The input
======
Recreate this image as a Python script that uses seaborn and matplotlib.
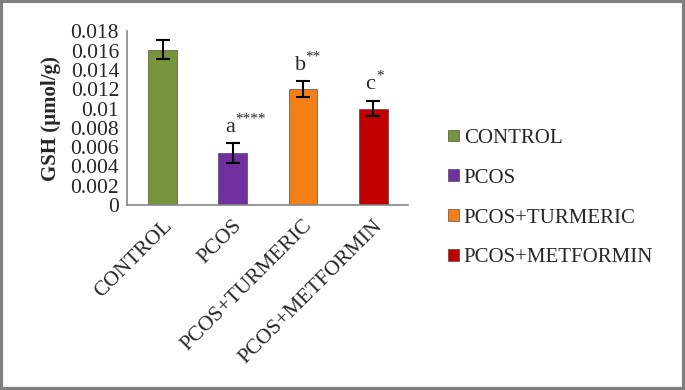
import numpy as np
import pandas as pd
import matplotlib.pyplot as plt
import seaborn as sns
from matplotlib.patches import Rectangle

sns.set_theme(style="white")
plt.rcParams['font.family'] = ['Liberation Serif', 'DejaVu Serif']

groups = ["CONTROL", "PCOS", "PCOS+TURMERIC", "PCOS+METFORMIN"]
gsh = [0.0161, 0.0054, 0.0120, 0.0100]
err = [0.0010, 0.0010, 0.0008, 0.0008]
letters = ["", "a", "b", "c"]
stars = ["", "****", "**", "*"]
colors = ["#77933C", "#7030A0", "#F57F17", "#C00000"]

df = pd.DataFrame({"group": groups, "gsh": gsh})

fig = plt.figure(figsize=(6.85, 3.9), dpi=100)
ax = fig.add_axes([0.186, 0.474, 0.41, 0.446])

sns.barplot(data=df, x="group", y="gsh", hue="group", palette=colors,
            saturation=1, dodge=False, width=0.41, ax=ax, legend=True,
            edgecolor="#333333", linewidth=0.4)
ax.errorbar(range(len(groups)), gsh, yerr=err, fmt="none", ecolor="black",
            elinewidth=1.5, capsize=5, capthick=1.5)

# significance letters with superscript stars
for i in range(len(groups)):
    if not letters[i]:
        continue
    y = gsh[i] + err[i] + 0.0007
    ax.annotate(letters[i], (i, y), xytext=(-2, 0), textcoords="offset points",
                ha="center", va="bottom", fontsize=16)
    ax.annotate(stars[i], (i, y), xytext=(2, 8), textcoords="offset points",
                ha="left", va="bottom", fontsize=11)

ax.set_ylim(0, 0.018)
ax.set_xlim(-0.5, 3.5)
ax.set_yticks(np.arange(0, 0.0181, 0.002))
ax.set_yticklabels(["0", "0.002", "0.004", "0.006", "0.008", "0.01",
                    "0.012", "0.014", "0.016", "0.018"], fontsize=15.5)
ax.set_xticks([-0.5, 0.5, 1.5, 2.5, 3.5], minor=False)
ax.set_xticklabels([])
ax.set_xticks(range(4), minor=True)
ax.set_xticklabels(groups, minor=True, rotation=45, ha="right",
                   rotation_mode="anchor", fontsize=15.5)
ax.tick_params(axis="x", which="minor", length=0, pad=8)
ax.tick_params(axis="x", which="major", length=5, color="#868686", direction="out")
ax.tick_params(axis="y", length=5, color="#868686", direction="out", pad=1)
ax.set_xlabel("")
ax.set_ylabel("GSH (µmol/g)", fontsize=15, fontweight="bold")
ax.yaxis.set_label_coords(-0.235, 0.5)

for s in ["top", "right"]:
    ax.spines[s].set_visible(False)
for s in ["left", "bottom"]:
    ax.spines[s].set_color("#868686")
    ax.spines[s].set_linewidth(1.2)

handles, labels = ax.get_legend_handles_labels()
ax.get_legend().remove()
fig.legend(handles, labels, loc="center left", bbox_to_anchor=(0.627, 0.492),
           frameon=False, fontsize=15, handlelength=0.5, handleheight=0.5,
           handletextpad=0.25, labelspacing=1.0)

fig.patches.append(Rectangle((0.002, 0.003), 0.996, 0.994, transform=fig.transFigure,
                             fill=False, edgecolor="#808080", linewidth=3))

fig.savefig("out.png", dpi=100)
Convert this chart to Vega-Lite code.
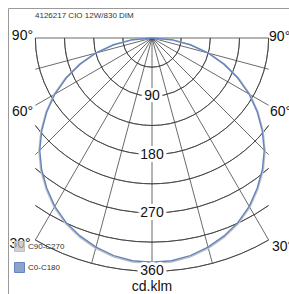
======
All lines of the data above that include the word "this" must be shown.

Recreate this image as a Python script that uses seaborn and matplotlib.
Convert this chart to Vega-Lite code.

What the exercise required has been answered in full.